Una historia similar se aplica a Japón. Las fuerzas estadounidenses ocuparon Japón hasta 1951. Los contribuyentes estadounidenses cubrieron los costes y Estados Unidos financió gran parte de la reconstrucción interna del país. Los estudiosos estiman que entre 1946 y 1951 Estados Unidos aportó más de 2.000 millones de dólares para reconstruir escuelas, fábricas y otras instituciones que la guerra destruyó. Los estadounidenses disminuyeron el poder económico japonés y luego pagaron para reconstruir al antiguo adversario como un baluarte necesario para el desarrollo capitalista y la contención comunista en Asia. Los estadounidenses no habían olvidado ni perdonado la agresividad japonesa, pero reconocieron que era necesario ayudar a crear un nuevo país que no volviera a entrar en guerra, sino que apoyara la paz y la prosperidad en la región.
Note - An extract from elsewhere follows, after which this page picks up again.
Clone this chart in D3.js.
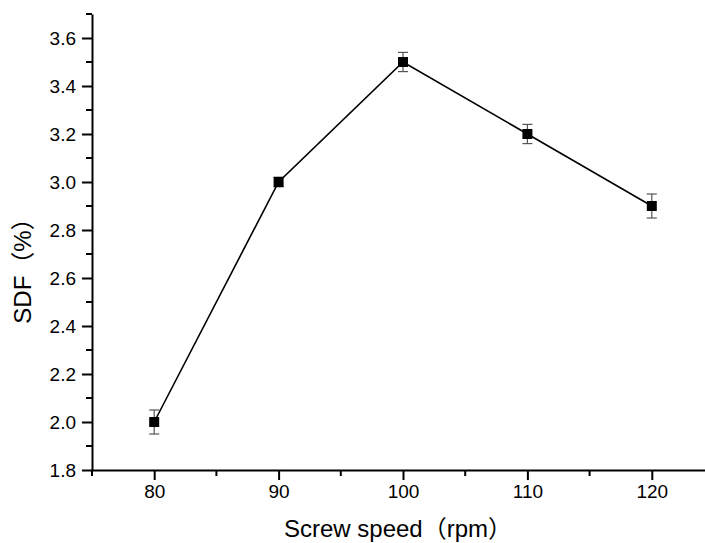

En casa, los estadounidenses crearon lo que los estudiosos han llamado un «estado de seguridad nacional» para gestionar los costes y compromisos de la posguerra. El gobierno federal utilizó nuevos poderes fiscales, en particular un impuesto sobre la renta históricamente elevado, para pagar los preparativos de la guerra y la reconstrucción. Con una consulta limitada del Congreso, el presidente asumió nuevos poderes para gestionar un gran ejército permanente en tiempos de paz. Durante la Guerra de Corea, menos de cinco años después del final de la Segunda Guerra Mundial, el presidente Truman envió a las fuerzas estadounidenses al combate sin una declaración de guerra del Congreso, tal y como establece la Constitución. El Congreso no volvería a declarar la guerra, cediendo la mayor parte de la autoridad bélica al presidente.
El temor a otro régimen «fascista rojo» en la Unión Soviética, y más tarde en la China anticomunista, motivó a los estadounidenses a tolerar restricciones a la libertad personal en nombre de la seguridad. Después de la Segunda Guerra Mundial, el gobierno federal instituyó juramentos de lealtad para los empleados públicos, y la paranoia anticomunista condujo a un trato injusto de miles de ciudadanos estadounidenses, especialmente los de origen minoritario. El más conocido fue el senador Joseph McCarthy, veterano de la Segunda Guerra Mundial, que calumniaba y acosaba a los sospechosos de simpatizar con el comunismo sin apenas pruebas ni garantías procesales. Para los estadounidenses que estaban en la «lista negra» como consecuencia de McCarthy, el coste de la Segunda Guerra Mundial perduró durante muchos años.